While the main game's huge open world would often feel too huge and sparse, Tyranny overcomes this problem by limiting the action to just one section of the map per episode. Next month's The Betrayal will centre on Boston, while final showdown The Redemption is set for New York. Each has its own array of side-quests: convoys to attack, villagers to help and, most intriguingly, Memory Artefacts to collect. These serve as links to Assassin's Creed 3's "real world", and acquiring them unlocks portions of a secret-laden video explaining exactly what is going on (think the Subject 16 glyphs in Assassin's Creed 2, which unlocked First Civilisation video The Truth).
In an evolution of AC3's streamlining and merging of a number of systems such as economy, crafting and new item acquisition, Tyranny goes further and removes all extraneous bits entirely.

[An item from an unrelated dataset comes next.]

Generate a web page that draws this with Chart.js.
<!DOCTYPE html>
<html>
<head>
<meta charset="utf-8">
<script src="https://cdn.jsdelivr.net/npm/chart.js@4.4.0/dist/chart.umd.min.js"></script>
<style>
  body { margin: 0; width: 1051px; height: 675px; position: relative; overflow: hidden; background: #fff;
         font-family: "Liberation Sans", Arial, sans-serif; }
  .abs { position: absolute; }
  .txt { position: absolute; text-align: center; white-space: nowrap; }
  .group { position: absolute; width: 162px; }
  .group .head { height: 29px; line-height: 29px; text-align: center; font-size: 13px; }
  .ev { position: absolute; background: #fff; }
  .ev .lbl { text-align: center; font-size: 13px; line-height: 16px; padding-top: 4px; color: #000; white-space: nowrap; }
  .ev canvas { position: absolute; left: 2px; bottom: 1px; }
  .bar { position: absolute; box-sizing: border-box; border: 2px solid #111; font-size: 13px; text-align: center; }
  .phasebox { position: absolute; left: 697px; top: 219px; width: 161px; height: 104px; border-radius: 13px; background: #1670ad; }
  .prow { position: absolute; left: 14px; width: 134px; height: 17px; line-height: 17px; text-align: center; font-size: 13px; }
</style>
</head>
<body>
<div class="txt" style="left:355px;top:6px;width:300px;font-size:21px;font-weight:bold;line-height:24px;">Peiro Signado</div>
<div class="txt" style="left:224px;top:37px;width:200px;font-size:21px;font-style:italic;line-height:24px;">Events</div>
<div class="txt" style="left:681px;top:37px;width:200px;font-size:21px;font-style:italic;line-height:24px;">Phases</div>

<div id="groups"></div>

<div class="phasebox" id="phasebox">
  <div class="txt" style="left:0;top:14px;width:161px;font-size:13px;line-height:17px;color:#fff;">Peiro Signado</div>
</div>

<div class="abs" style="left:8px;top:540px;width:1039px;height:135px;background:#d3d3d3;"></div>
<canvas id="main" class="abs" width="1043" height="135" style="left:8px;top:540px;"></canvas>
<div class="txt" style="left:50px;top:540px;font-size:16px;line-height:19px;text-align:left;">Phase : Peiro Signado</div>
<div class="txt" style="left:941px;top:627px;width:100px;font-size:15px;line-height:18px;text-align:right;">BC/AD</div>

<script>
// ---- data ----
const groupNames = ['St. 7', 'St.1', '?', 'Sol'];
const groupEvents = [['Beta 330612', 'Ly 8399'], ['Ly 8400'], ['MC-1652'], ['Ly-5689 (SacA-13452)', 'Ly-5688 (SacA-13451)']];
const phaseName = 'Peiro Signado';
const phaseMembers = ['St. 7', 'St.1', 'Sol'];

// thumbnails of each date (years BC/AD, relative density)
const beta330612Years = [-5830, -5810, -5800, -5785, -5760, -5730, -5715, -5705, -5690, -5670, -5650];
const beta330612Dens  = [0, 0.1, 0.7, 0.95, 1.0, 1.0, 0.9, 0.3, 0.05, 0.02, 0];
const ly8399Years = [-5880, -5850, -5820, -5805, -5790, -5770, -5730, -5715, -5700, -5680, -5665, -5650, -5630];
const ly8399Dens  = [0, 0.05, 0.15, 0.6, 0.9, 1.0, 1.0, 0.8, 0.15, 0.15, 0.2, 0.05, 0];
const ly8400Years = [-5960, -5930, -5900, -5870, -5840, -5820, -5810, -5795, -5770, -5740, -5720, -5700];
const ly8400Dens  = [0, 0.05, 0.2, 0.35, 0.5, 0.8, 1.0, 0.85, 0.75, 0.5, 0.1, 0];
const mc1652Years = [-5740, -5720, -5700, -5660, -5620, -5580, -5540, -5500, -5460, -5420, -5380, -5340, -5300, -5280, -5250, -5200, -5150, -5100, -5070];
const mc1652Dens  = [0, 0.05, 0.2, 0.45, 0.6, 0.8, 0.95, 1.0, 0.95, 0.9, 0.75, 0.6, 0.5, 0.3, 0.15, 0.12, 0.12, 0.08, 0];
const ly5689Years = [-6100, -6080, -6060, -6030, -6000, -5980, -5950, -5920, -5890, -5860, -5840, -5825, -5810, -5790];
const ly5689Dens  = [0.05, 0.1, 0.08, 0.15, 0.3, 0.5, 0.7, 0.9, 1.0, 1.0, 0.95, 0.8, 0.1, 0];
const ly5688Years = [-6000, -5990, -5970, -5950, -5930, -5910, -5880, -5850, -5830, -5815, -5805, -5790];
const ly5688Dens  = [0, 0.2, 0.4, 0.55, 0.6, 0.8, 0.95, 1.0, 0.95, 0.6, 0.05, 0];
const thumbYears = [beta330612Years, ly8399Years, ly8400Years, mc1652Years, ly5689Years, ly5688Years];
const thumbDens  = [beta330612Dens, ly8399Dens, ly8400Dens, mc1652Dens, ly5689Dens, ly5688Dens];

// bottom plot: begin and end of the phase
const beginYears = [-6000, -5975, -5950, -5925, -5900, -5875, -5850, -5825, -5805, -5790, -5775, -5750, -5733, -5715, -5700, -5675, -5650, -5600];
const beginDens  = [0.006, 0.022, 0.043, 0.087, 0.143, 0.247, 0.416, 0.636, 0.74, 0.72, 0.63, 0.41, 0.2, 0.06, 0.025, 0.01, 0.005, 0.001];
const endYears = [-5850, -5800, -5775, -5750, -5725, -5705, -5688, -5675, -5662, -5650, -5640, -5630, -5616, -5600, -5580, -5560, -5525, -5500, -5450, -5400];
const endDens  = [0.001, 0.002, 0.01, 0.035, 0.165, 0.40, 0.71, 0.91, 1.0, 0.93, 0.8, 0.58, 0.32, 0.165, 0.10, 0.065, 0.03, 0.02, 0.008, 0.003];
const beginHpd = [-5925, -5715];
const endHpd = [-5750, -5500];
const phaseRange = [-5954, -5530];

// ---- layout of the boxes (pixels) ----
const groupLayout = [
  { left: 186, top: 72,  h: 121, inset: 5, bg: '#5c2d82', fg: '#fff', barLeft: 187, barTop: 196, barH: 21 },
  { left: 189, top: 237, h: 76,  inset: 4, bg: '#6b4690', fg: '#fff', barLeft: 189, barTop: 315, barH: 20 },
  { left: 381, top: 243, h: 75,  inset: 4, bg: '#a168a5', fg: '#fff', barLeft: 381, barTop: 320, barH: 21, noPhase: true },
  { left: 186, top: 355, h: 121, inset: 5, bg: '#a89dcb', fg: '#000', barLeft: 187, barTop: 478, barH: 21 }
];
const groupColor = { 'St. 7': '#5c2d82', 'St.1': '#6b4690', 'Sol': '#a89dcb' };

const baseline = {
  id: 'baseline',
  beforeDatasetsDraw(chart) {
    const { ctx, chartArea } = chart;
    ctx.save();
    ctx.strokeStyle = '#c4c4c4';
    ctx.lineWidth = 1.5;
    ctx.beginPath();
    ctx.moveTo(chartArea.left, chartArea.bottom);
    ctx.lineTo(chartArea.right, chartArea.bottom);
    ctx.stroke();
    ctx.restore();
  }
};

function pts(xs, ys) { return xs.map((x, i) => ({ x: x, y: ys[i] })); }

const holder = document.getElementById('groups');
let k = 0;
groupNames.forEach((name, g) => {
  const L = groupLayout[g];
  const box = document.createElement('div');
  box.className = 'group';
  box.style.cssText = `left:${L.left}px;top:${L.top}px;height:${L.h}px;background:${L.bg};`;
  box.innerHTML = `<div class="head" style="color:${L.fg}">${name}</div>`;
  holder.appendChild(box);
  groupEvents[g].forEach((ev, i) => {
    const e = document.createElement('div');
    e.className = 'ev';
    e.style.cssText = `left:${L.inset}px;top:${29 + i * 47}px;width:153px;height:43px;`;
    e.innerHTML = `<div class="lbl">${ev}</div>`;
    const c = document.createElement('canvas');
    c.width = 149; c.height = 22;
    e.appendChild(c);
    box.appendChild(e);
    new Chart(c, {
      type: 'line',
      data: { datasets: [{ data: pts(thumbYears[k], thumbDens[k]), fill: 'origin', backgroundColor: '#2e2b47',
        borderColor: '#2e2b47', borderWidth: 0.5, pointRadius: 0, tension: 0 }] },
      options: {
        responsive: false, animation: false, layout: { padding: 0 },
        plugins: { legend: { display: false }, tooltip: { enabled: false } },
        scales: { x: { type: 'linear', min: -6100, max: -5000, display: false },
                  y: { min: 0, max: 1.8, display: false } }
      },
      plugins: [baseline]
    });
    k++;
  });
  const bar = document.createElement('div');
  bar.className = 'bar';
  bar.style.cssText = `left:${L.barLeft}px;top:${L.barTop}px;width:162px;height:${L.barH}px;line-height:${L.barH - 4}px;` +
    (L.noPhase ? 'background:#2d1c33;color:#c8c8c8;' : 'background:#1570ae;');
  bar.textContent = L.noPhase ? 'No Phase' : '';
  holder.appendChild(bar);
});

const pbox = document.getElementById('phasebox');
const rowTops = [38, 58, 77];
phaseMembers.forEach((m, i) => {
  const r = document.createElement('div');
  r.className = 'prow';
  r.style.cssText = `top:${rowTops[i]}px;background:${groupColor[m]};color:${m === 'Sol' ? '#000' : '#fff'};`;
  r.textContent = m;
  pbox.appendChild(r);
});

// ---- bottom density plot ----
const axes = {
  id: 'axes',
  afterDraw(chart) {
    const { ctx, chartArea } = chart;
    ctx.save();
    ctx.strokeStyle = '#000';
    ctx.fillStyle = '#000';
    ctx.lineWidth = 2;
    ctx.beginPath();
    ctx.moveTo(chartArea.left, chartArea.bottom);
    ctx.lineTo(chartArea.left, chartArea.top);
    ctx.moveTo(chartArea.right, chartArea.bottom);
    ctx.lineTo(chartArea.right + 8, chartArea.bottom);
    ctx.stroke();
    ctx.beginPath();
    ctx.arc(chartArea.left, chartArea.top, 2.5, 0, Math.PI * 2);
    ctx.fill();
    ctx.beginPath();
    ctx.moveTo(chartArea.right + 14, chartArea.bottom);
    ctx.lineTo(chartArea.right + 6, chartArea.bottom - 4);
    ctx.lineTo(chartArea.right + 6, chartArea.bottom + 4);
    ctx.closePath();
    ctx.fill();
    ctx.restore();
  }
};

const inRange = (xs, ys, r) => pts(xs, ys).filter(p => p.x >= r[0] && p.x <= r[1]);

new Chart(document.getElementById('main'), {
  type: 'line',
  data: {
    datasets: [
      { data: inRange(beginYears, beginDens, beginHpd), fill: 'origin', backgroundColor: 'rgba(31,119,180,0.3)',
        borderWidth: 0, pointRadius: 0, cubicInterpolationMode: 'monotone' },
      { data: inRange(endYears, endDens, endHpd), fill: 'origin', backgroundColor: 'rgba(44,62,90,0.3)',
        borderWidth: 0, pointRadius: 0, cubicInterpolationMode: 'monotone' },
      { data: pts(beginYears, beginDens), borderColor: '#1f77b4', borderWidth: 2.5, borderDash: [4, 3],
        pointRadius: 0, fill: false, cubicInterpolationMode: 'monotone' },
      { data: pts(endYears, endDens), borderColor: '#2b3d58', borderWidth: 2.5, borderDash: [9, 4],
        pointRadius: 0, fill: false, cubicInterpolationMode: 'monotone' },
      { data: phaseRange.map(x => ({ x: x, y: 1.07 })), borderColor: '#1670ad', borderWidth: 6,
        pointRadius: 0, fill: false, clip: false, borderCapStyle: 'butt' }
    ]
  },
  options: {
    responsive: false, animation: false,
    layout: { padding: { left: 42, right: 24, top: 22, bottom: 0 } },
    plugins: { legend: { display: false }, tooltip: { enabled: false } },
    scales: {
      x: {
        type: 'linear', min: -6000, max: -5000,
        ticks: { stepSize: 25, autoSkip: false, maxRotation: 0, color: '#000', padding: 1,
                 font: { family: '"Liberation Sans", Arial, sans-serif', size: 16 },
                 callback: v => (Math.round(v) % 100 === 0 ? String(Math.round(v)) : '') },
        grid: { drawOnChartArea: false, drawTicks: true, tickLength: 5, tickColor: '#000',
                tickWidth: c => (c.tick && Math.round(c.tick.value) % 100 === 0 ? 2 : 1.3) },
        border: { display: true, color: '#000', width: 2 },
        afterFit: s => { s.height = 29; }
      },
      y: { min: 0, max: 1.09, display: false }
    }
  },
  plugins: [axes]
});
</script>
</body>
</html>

The fiddly crafting is gone, hunting is kept but drastically pared back (killing anything simply gives you "meat", which you can feed to hungry villagers), there's no currency to spend or shops to visit. You start with the most basic of supplies but soon arm up by finding better weapons in chests. It's a smart use which keeps that collectable relevant, and honestly makes a lot more sense than an assassin jumping over rooftops with tens of thousands of pounds in his back pocket.

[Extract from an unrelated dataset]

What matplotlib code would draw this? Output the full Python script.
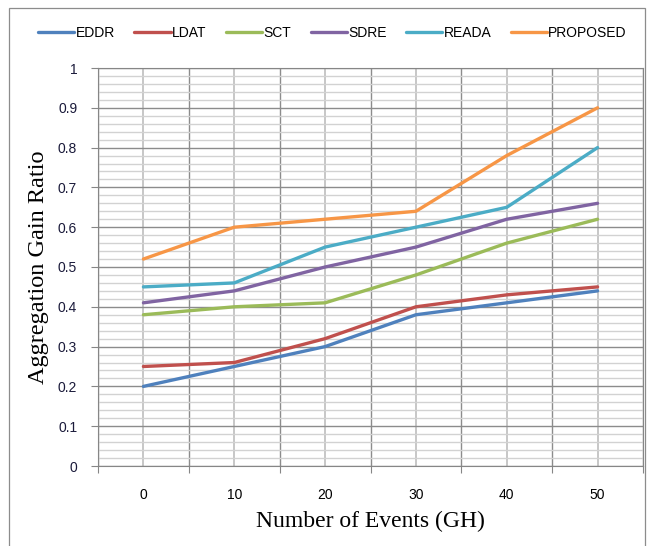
import numpy as np
import matplotlib.pyplot as plt
from matplotlib.patches import Rectangle

# Aggregation gain ratio per scheme vs. number of events
events = [0, 10, 20, 30, 40, 50]
eddr = [0.20, 0.25, 0.30, 0.38, 0.41, 0.44]
ldat = [0.25, 0.26, 0.32, 0.40, 0.43, 0.45]
sct = [0.38, 0.40, 0.41, 0.48, 0.56, 0.62]
sdre = [0.41, 0.44, 0.50, 0.55, 0.62, 0.66]
reada = [0.45, 0.46, 0.55, 0.60, 0.65, 0.80]
proposed = [0.52, 0.60, 0.62, 0.64, 0.78, 0.90]

series = [('EDDR', eddr, '#4F81BD'),
          ('LDAT', ldat, '#C0504D'),
          ('SCT', sct, '#9BBB59'),
          ('SDRE', sdre, '#8064A2'),
          ('READA', reada, '#4BACC6'),
          ('PROPOSED', proposed, '#F79646')]

fig = plt.figure(figsize=(6.52, 5.46), dpi=100)
ax = fig.add_axes([98/652, 1-466/546, 545/652, 398/546])

# chart area frame
fig.patches.append(Rectangle((9/652, -0.01), 636/652, 1-8/546+0.01, transform=fig.transFigure,
                             fill=False, edgecolor='#8c8c8c', linewidth=0.9))

pos = np.arange(len(events))
for name, vals, col in series:
    ax.plot(pos, vals, color=col, linewidth=2.4, label=name, solid_capstyle='round', zorder=3)

ax.set_xlim(-0.5, len(events) - 0.5)
ax.set_ylim(0, 1)

# category boundaries carry the tick marks, labels sit at the centres
ax.set_xticks(np.arange(-0.5, len(events)), minor=False)
ax.set_xticklabels([])
ax.set_xticks(pos, minor=True)
ax.set_xticklabels([str(e) for e in events], minor=True, fontsize=10, family='Liberation Sans')
ax.tick_params(axis='x', which='major', length=5, color='#868686', direction='out')
ax.tick_params(axis='x', which='minor', length=0, pad=16)

ax.set_yticks(np.arange(0, 1.01, 0.1))
ax.set_yticklabels(['0', '0.1', '0.2', '0.3', '0.4', '0.5', '0.6', '0.7', '0.8', '0.9', '1'],
                   fontsize=10, family='Liberation Sans', color='#1a1a3a')
ax.set_yticks(np.arange(0, 1.0, 0.02), minor=True)
ax.tick_params(axis='y', which='major', length=5, color='#868686', direction='out', pad=10)
ax.tick_params(axis='y', which='minor', length=0)

ax.yaxis.grid(True, which='minor', color='#d2d2d2', linewidth=1.0, zorder=0)
ax.grid(True, which='major', color='#8c8c8c', linewidth=1.0, zorder=0)
# lighter verticals through each category centre
for p in pos:
    ax.axvline(p, color='#bdbdbd', linewidth=1.2, zorder=0.5)
ax.set_axisbelow(True)
for s in ax.spines.values():
    s.set_color('#868686')

ax.set_xlabel('Number of Events (GH)', family='Liberation Serif', fontsize=17, labelpad=6)
ax.set_ylabel('Aggregation Gain Ratio', family='Liberation Serif', fontsize=17.5, labelpad=6)

fig.legend(loc='center', bbox_to_anchor=(0.51, 1-33/546), ncol=6, frameon=False,
           prop={'family': 'Liberation Sans', 'size': 10}, handlelength=2.6,
           handletextpad=0.1, columnspacing=1.4)

fig.savefig('out.png', dpi=100)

A special mention needs to be made for Lorne Balfe's score and the new pieces recorded especially for this add-on. Video game music can often feel like an afterthought, but Balfe's work significantly enhances the emotion and tension in a number of key scenes. It's an oddly engrossing tale, and quickly you'll have forgotten the strange setting. The fact Connor remembers what happened in the "real world" gives meaning to what he is experiencing. If he remembers, then there must be a way back to his original timeline and, surely, something to fight for. For its part, Ubisoft has reassured us that Tyranny is going somewhere and will somehow be "canon" within the series' overall continuity. (Anyone worried the alternate-timeline story might still be a little too odd to swallow need only remember the truly bonkers closing moments of AC3's real-world storyline. It's saner than that. Speaking of which, perhaps fearing a wackiness overload, Ubisoft has kept all out-of-the-Animus nonsense out of Tyranny.)
The only time I did feel a little jarred was in a section focusing on famed revolutionary traitor Benedict Arnold. Anyone who didn't play Assassin's Creed 3 on PlayStation 3 or via the PC's deluxe edition will initially have no idea who he is (his section was a free day-one download, exclusive to PS3) as he enters the story with no introduction or explanation. Connor even references meeting him in the past.
Tyranny is a fast-paced and action-filled reminder of everything great about Assassin's Creed games. It's an experiment that pays off. New gameplay mechanics and another round of side-missions help flesh out a two-and-a-half-hour story offering. As an opening, The Infamy begins an intriguing story that's allowed to stretch free from some of the series' stricter rules, and it's unburdened by some of the faff of the main game's extraneous systems. If Assassin's Creed 3 saw the series gracefully soar back into full flight, Tyranny is where it lets you strap on a jet-pack for the next adventure.